Sorry. I believe none of this. It is soft-feminist daydream.

Did I enjoy anything in this book?

I suppose there are some interesting sidelights on Chile.

As is well known, Isabel Allende is related to the socialist President Salvador Allende, who was overthrown and died in the coup that brought Pinochet’s dictatorship to power. (She is neither Allende’s daughter nor his niece, as some people seem to believe – she is his second cousin. Her father was the president’s cousin). Of course she looks with horror on the coup that overthrew Allende. In Maya’s Notebook, one strand of plot gradually reveals one character’s experiences during the years of repression.
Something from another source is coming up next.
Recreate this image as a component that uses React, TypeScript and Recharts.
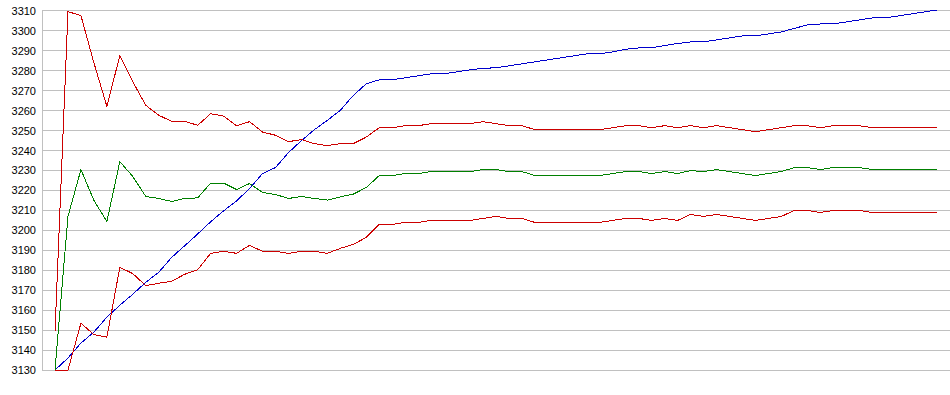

What I found most interesting, however, was the implicit tone of forgiveness in this novel – the rich landowner who benefitted from Pinochet’s rule is depicted as an essentially decent man, only slowly realizing his errors of judgement. Likewise, while there are some jabs at the church and its teachings, one of the novel’s sympathetic characters is the liberation-theology priest Luciano Lyon and there is clear acknowledgment that the church largely stood against Pinochet. I think Isabel Allende aims for reconciliation rather than bitter memory. And I wonder if her depiction of a sordid, criminal-ridden USA isn’t a way of saying that Chile’s own violent past has to be seen in balance with the evils of other countries.

Having said all that, though, the novel’s improbably neat ending, the unbelievable narrator and the glib schematisation of the story made it difficult for me to accept it as something for grown-ups. Possibly its event-filled plot would go down best with teenage girls, such as the narrator is meant to be.

Odd Final Comment: Having read this novel, I searched the ‘net for reviews thereof. I was interested to find that New Zealander Emily Perkins reviewed it for the Guardian in England, and I felt reassured that she, like me, was troubled by the narrator, although she was a little more polite about it than I have been here. At one stage Perkins remarks: “The effect is a bit like taking a bus tour through the desperate parts of Las Vegas, a guide delivering facts about life on the streets. You see a mugging through the window, but the bus has moved on.” Yes. Quite.